Marling: It’s hard to find good roles when you’re in your early 20s and you haven’t done a damn thing before. In those other roles you’re being asked to give away a piece of yourself and I didn’t want to do that. I thought, “If I want to stay a girl and be an actor, then I better learn how to write.”
Do you want to keep writing?
Marling: I do, but I think as an actor it’s much greater challenge to lose yourself in someone else’s point of view. It gives you the greatest sense of transcending just how small and narrow you are.
Are you a science-fiction fan?
Cahill: I am. And we’re all huge fans of director Krzysztof Kieslowski—he somehow talks about the divine in a very realistic way. His The Double Life of Veronique is about two women with the same soul and is very much grounded in reality—it doesn’t have any spectacle. So how do you define science fiction? Is it purely spectacle or can it also be magical realism or the metaphysical?
I was especially inspired by the idea that we humans have this primal yearning to not be alone, to connect, and in some ways a double of yourself who’s lived all of your experiences could really connect with you. If you could just look in that other you’s eyes and say “You’re okay,” that could be deeply emotionally rewarding as a human.
What was the production process like for Another Earth?
Cahill: Very organic. Unlike the typical Hollywood route where you package the film and get the stars attached and get all the money, I was just like, “Let’s just be brave and fly to Connecticut to my mom’s house, and we’ll start and see what happens.”
Some might say that’s self-deception, but it’s absolutely essential. If you stop and think about it, it’s like looking down when you’re crossing a tightrope—you can get all freaked out and you’ll fall. But if you just confidently walk forward maybe it can happen. Passion and budget constraints are an exhilarating gift to an artist—you have to figure out a clever way to do it somehow.
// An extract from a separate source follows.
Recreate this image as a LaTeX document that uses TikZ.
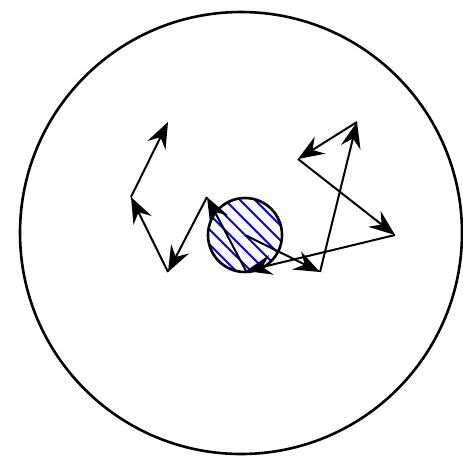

Cahill: I was in the subway in New York City, and I heard this sound creeping through the underground hallways like an angel dying, but in a beautiful way. Putting the saw in the film was a tip of the hat to the theremin that was used so much in science fiction.
But also I loved the idea that the saw is an aggressive instrument—you could chop somebody’s head off with it. William has played these characters in Lost and In the Bedroom who are very intimidating, and you’re not sure if he’s going to snap at any moment. I wanted to put a saw and its haunting and other-worldly sounds in this man’s hands who is going from this dark scary kind of place to the light.
Some viewers come away from Another Earth—especially its powerful final shot—wanting to know exactly what happened and why.
Cahill: One draft of the script had a lot more exposition about the science behind the two Earths, and I thought, “Well, this is interesting to me and maybe to a certain group of people who want those answers,” but then I thought, “Let me just trust the audience that we can make a leap together for poetry’s sake.” In art we build a bridge together. I’ll build a bridge this far across and the audience will build a bridge this far across and we’ll meet somewhere and have something together.
Another Earth opens across the country in select theaters this weekend.